Note that the preparation of bowtie indexes can be long ! (several hours for the vir1 bowtie index for instance)
When bowtie indexes are ready (green in the Data Manager History (automatically created)
) restart the Galaxy server instance as explained above, so that the bowtie indexes that we've just created for the server are registered and seen by the tools.
6. Creating Galaxy bowtie2 indexes accessible to tools for every user
Finally, we are going to generate the bowtie2 indexes using another data manager tool. If not done before, restart the Galaxy instance as explained above.
a. vir 1 bowtie2 index
Now, Go back to your web browser and the admin
panel, click again Local data
in the left menu and select this time the Bowtie2 index - builder
in the "Run Data Manager Tools" (top section).
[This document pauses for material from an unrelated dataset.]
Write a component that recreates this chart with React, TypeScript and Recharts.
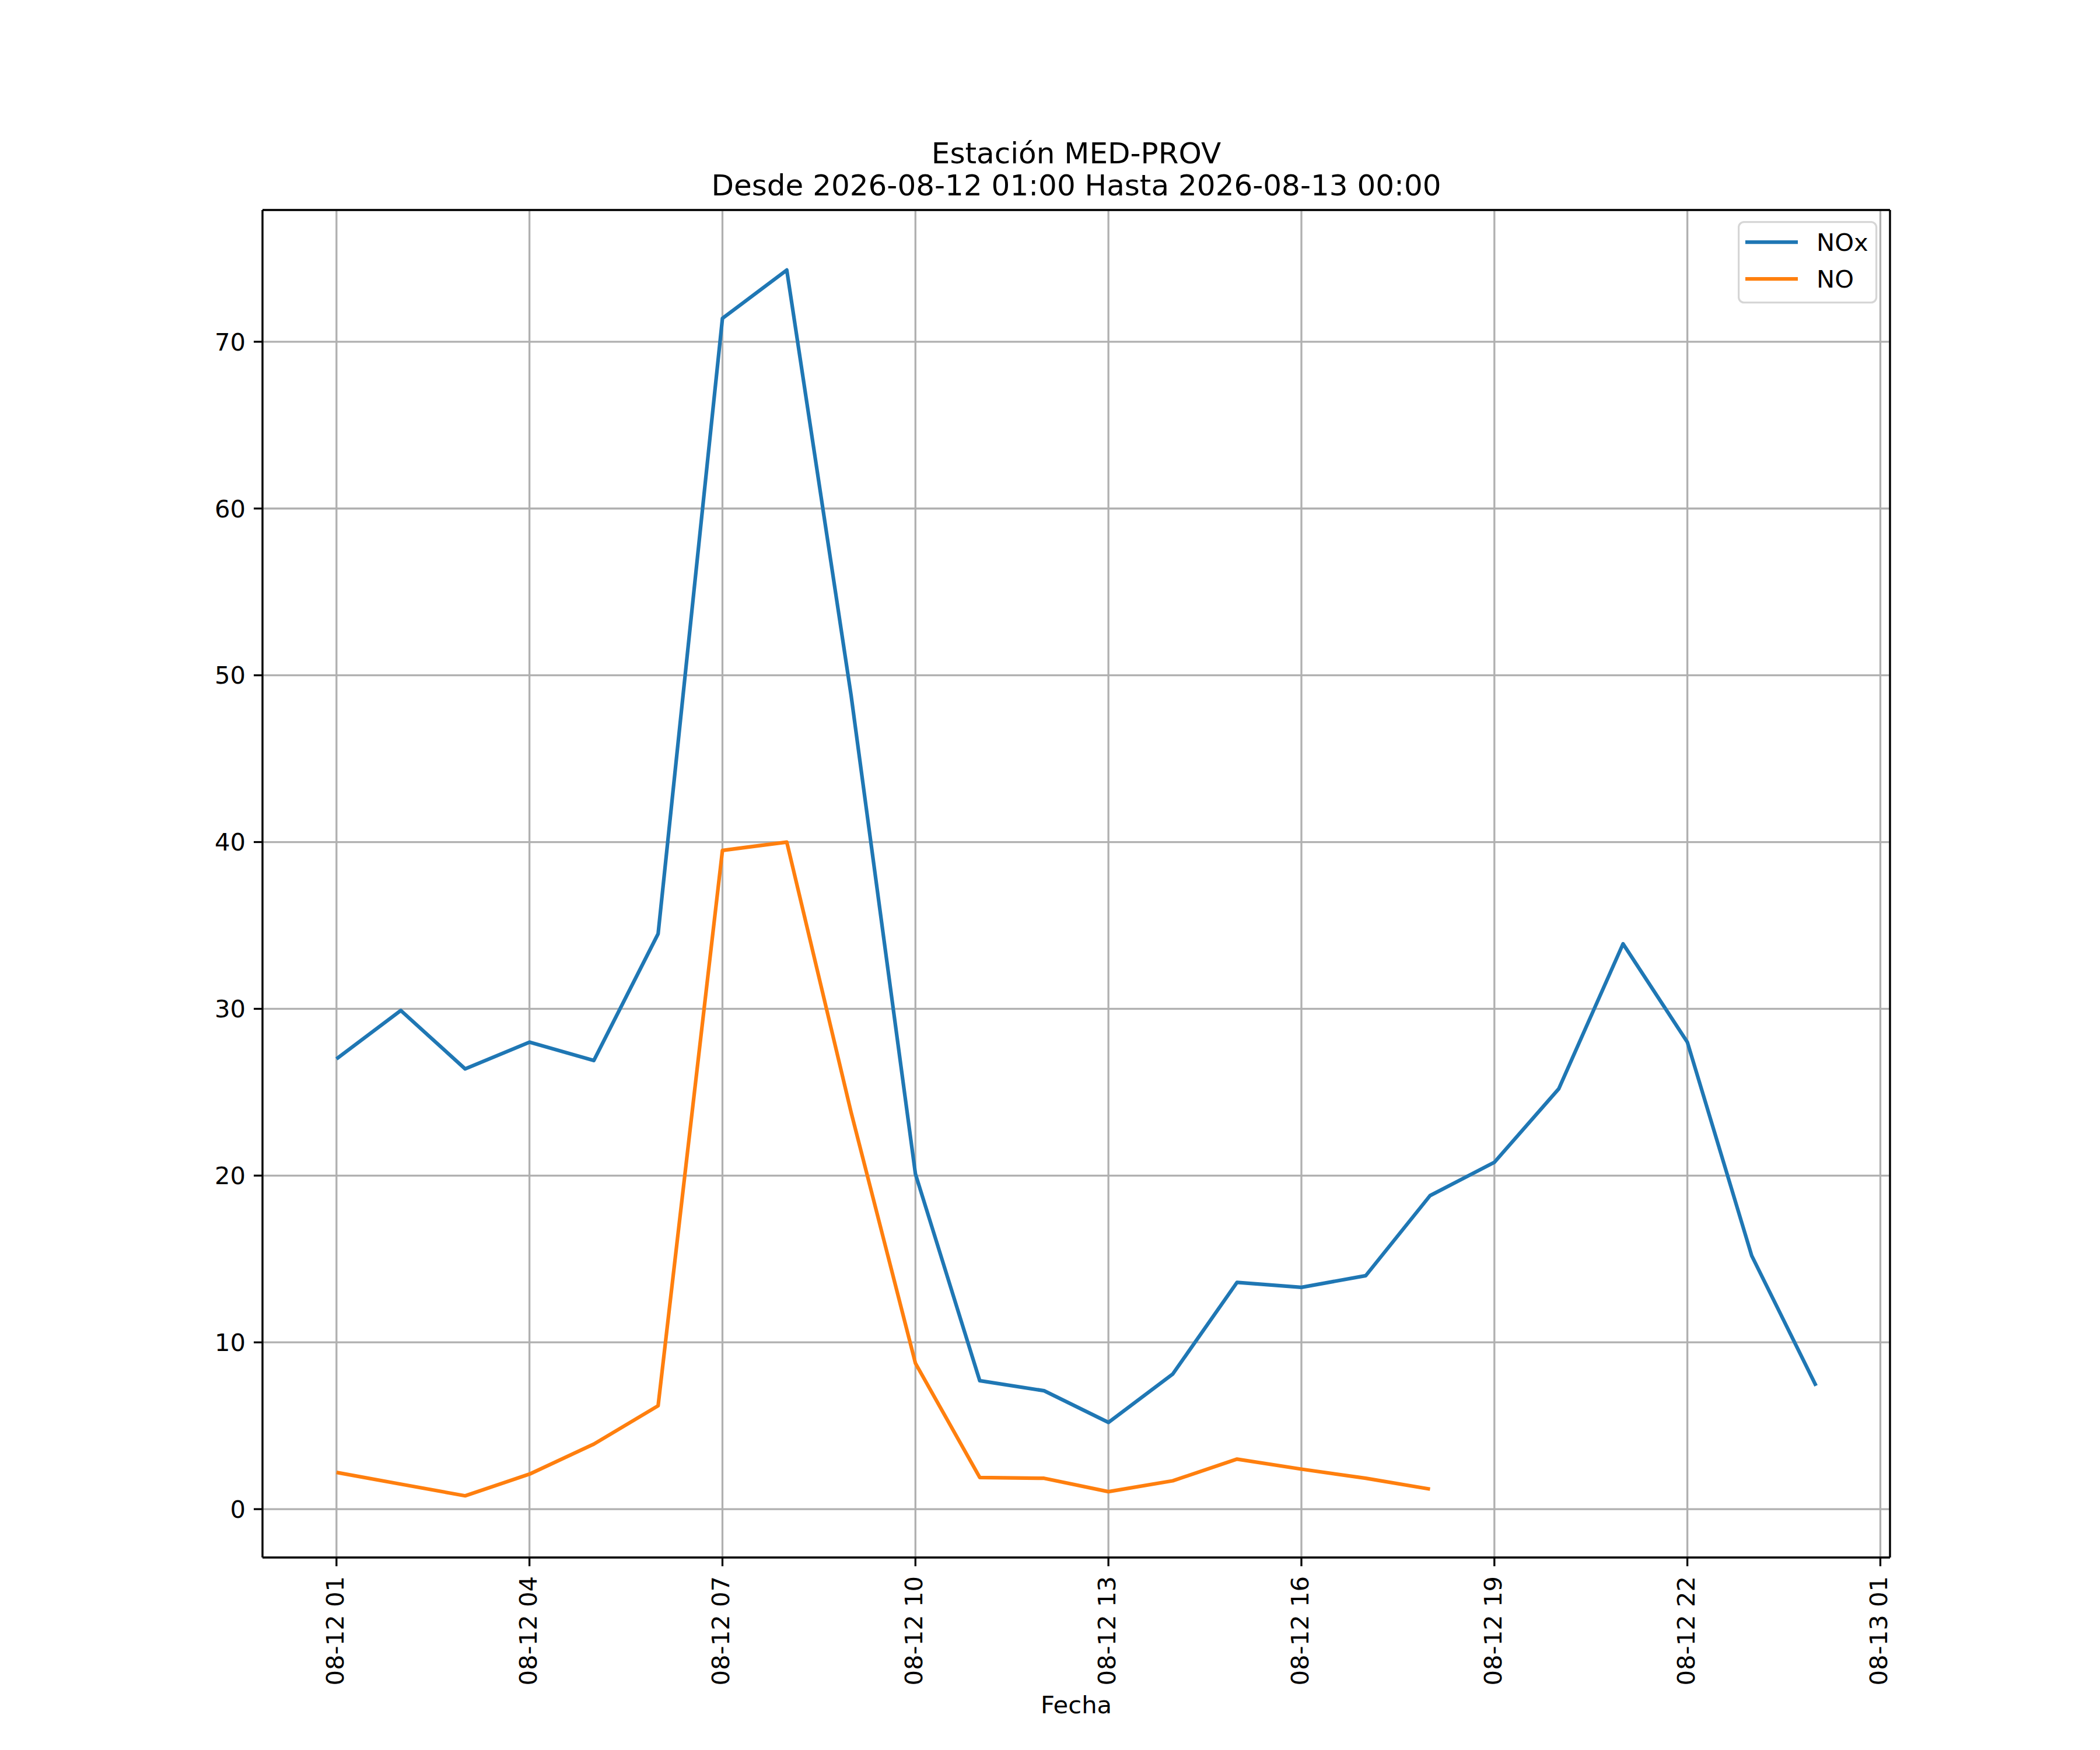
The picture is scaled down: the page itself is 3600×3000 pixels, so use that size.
import { LineChart, Line, XAxis, YAxis, CartesianGrid, Legend, ReferenceLine } from 'recharts';

// horas desde 2026-08-12 00:00 (1 = 01:00 ... 24 = 08-13 00:00)
const HOURS = [1, 2, 3, 4, 5, 6, 7, 8, 9, 10, 11, 12, 13, 14, 15, 16, 17, 18, 19, 20, 21, 22, 23, 24];

const NOX = [
  27.0, 29.9, 26.4, 28.0, 26.9, 34.5, 71.4, 74.3, 48.8, 20.1, 7.7, 7.1,
  5.2, 8.1, 13.6, 13.3, 14.0, 18.8, 20.8, 25.2, 33.9, 28.0, 15.2, 7.4,
];

const NO = [
  2.2, 1.5, 0.8, 2.1, 3.9, 6.2, 39.5, 40.0, 23.8, 8.75, 1.9, 1.85,
  1.05, 1.7, 3.0, 2.4, 1.85, 1.2,
];

const SERIES_NAMES = ['NOx', 'NO'];

const X_TICKS = [1, 4, 7, 10, 13, 16, 19, 22, 25];
const X_TICK_LABELS = [
  '08-12 01', '08-12 04', '08-12 07', '08-12 10', '08-12 13',
  '08-12 16', '08-12 19', '08-12 22', '08-13 01',
];
const Y_TICKS = [0, 10, 20, 30, 40, 50, 60, 70];

const TITLE = 'Estación MED-PROV';
const SUBTITLE = 'Desde 2026-08-12 01:00 Hasta 2026-08-13 00:00';

const data = HOURS.map((h, i) => ({
  hour: h,
  nox: NOX[i] ?? null,
  no: NO[i] ?? null,
}));

const FONT = '"DejaVu Sans", sans-serif';
const FS = 41.7;
const LW = 3.3;
const X_DOMAIN = [-0.15, 25.15];
const Y_DOMAIN = [-2.9, 77.9];

const XTick = ({ x, y, payload }: any) => {
  const idx = X_TICKS.indexOf(payload.value);
  return (
    <text
      transform={`translate(${x},${y}) rotate(-90)`}
      textAnchor="end"
      dy={12}
      fontSize={FS}
      fontFamily={FONT}
      fill="#000"
    >
      {X_TICK_LABELS[idx]}
    </text>
  );
};

const renderLegend = ({ payload }: any) => {
  const items = [...(payload || [])].sort(
    (a: any, b: any) => SERIES_NAMES.indexOf(a.value) - SERIES_NAMES.indexOf(b.value),
  );
  return (
    <svg width={240} height={142} style={{ display: 'block' }}>
      <rect x={1.6} y={1.6} width={236} height={138} rx={9} ry={9} fill="rgba(255,255,255,0.8)" stroke="#d6d6d6" strokeWidth={LW} />
      {items.map((entry: any, i: number) => (
        <g key={`leg-${i}`}>
          <line x1={13} x2={103} y1={36 + i * 63} y2={36 + i * 63} stroke={entry.color} strokeWidth={6.25} />
          <text x={135} y={51 + i * 63} fontSize={FS} fontFamily={FONT} fill="#000">
            {entry.value}
          </text>
        </g>
      ))}
    </svg>
  );
};

export default function App() {
  return (
    <div style={{ position: 'absolute', left: 0, top: 0, width: 3600, height: 3000, background: '#fff' }}>
      <LineChart
        width={3600}
        height={3000}
        data={data}
        margin={{ top: 360, right: 360, bottom: 30, left: 360 }}
      >
        <CartesianGrid stroke="#b0b0b0" strokeWidth={LW} />
        <XAxis
          dataKey="hour"
          type="number"
          domain={X_DOMAIN}
          allowDataOverflow
          ticks={X_TICKS}
          interval={0}
          height={300}
          tick={<XTick />}
          tickSize={15}
          tickMargin={17}
          tickLine={{ stroke: '#000', strokeWidth: LW }}
          axisLine={{ stroke: '#000', strokeWidth: LW }}
          label={{ value: 'Fecha', position: 'insideBottom', offset: 33, fontSize: FS, fontFamily: FONT, fill: '#000' }}
        />
        <YAxis
          type="number"
          domain={Y_DOMAIN}
          allowDataOverflow
          ticks={Y_TICKS}
          interval={0}
          width={90}
          tickSize={15}
          tickMargin={14}
          tick={{ fontSize: FS, fontFamily: FONT, fill: '#000' }}
          tickLine={{ stroke: '#000', strokeWidth: LW }}
          axisLine={{ stroke: '#000', strokeWidth: LW }}
        />
        <ReferenceLine y={Y_DOMAIN[1]} stroke="#000" strokeWidth={LW} />
        <ReferenceLine x={X_DOMAIN[1]} stroke="#000" strokeWidth={LW} />
        <Line
          type="linear"
          dataKey="nox"
          name={SERIES_NAMES[0]}
          stroke="#1f77b4"
          strokeWidth={6.25}
          strokeLinejoin="round"
          dot={false}
          activeDot={false}
          isAnimationActive={false}
        />
        <Line
          type="linear"
          dataKey="no"
          name={SERIES_NAMES[1]}
          stroke="#ff7f0e"
          strokeWidth={6.25}
          strokeLinejoin="round"
          dot={false}
          activeDot={false}
          isAnimationActive={false}
        />
        <Legend
          layout="vertical"
          align="center"
          verticalAlign="middle"
          content={renderLegend}
          wrapperStyle={{ position: 'absolute', left: 2979, top: 379, width: 240, height: 142 }}
        />
        <text x={1845} y={280} textAnchor="middle" fontSize={50} fontFamily={FONT} fill="#000">
          {TITLE}
        </text>
        <text x={1845} y={335} textAnchor="middle" fontSize={50} fontFamily={FONT} fill="#000">
          {SUBTITLE}
        </text>
      </LineChart>
    </div>
  );
}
select "vir1" in the Source FASTA Sequence
menu of the Bowtie index builder tool form, leave the other options empty, and click execute.
b. AgamP4 bowtie2 index
Go back to your web browser and the admin
panel, click again Local data
in the left menu and select this time the Bowtie2 index - builder
in the "Run Data Manager Tools" (top section).
select "AgamP4" in the Source FASTA Sequence
menu of the Bowtie index builder tool form, leave the other options empty, and click execute.
c. hg19 bowtie2 index
Go back to your web browser and the admin
panel, click again Local data
in the left menu and select this time the Bowtie2 index - builder
in the "Run Data Manager Tools" (top section).
select "hg19" in the Source FASTA Sequence
menu of the Bowtie index builder tool form, leave the other options empty, and click execute.
Note that the preparation of bowtie2 indexes can be long too ! (several hours for the vir1 bowtie2 index for instance)
When bowtie2 indexes are ready (green in the Data Manager History (automatically created)
) restart the Galaxy server instance as explained above, so that the bowtie indexes that we've just created for the server are registered and seen by the tools.